=== Given data ===
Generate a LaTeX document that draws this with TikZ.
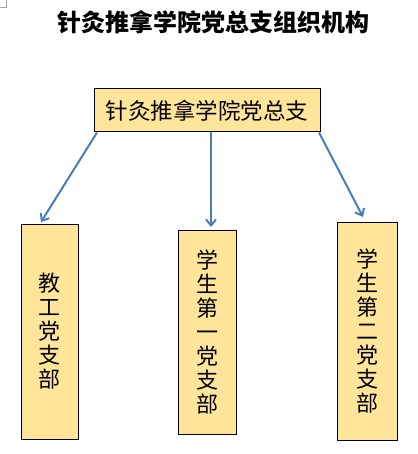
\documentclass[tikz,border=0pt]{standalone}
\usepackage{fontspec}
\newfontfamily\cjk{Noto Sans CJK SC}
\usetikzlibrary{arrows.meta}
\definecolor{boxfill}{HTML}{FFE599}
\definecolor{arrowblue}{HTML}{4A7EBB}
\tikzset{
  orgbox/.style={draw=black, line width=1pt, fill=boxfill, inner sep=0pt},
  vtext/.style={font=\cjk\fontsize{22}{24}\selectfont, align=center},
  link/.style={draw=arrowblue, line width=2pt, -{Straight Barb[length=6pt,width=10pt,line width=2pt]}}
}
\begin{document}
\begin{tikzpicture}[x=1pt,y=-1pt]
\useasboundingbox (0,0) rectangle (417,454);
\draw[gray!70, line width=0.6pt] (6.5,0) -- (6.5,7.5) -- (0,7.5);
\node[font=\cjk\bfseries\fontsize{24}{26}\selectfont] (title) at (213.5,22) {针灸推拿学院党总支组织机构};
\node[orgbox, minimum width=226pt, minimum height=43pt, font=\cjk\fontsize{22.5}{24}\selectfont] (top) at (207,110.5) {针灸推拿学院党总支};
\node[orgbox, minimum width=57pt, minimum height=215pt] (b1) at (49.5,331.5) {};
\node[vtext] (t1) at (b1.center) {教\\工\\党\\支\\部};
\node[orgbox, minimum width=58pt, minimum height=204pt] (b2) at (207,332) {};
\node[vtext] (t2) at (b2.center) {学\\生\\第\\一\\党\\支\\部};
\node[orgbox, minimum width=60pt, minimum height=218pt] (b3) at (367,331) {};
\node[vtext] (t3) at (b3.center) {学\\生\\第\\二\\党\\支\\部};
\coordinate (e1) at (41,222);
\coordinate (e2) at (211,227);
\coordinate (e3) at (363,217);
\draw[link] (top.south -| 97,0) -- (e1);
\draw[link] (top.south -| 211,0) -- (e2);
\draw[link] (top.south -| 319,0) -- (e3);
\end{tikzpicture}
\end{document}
===
■ **Aim of the task**: Exclude the images and reproduce the remaining data exactly.

■ **Written response**:
Generate a LaTeX document that draws this with TikZ.
\documentclass[tikz,border=0pt]{standalone}
\usepackage{fontspec}
\newfontfamily\cjk{Noto Sans CJK SC}
\usetikzlibrary{arrows.meta}
\definecolor{boxfill}{HTML}{FFE599}
\definecolor{arrowblue}{HTML}{4A7EBB}
\tikzset{
  orgbox/.style={draw=black, line width=1pt, fill=boxfill, inner sep=0pt},
  vtext/.style={font=\cjk\fontsize{22}{24}\selectfont, align=center},
  link/.style={draw=arrowblue, line width=2pt, -{Straight Barb[length=6pt,width=10pt,line width=2pt]}}
}
\begin{document}
\begin{tikzpicture}[x=1pt,y=-1pt]
\useasboundingbox (0,0) rectangle (417,454);
\draw[gray!70, line width=0.6pt] (6.5,0) -- (6.5,7.5) -- (0,7.5);
\node[font=\cjk\bfseries\fontsize{24}{26}\selectfont] (title) at (213.5,22) {针灸推拿学院党总支组织机构};
\node[orgbox, minimum width=226pt, minimum height=43pt, font=\cjk\fontsize{22.5}{24}\selectfont] (top) at (207,110.5) {针灸推拿学院党总支};
\node[orgbox, minimum width=57pt, minimum height=215pt] (b1) at (49.5,331.5) {};
\node[vtext] (t1) at (b1.center) {教\\工\\党\\支\\部};
\node[orgbox, minimum width=58pt, minimum height=204pt] (b2) at (207,332) {};
\node[vtext] (t2) at (b2.center) {学\\生\\第\\一\\党\\支\\部};
\node[orgbox, minimum width=60pt, minimum height=218pt] (b3) at (367,331) {};
\node[vtext] (t3) at (b3.center) {学\\生\\第\\二\\党\\支\\部};
\coordinate (e1) at (41,222);
\coordinate (e2) at (211,227);
\coordinate (e3) at (363,217);
\draw[link] (top.south -| 97,0) -- (e1);
\draw[link] (top.south -| 211,0) -- (e2);
\draw[link] (top.south -| 319,0) -- (e3);
\end{tikzpicture}
\end{document}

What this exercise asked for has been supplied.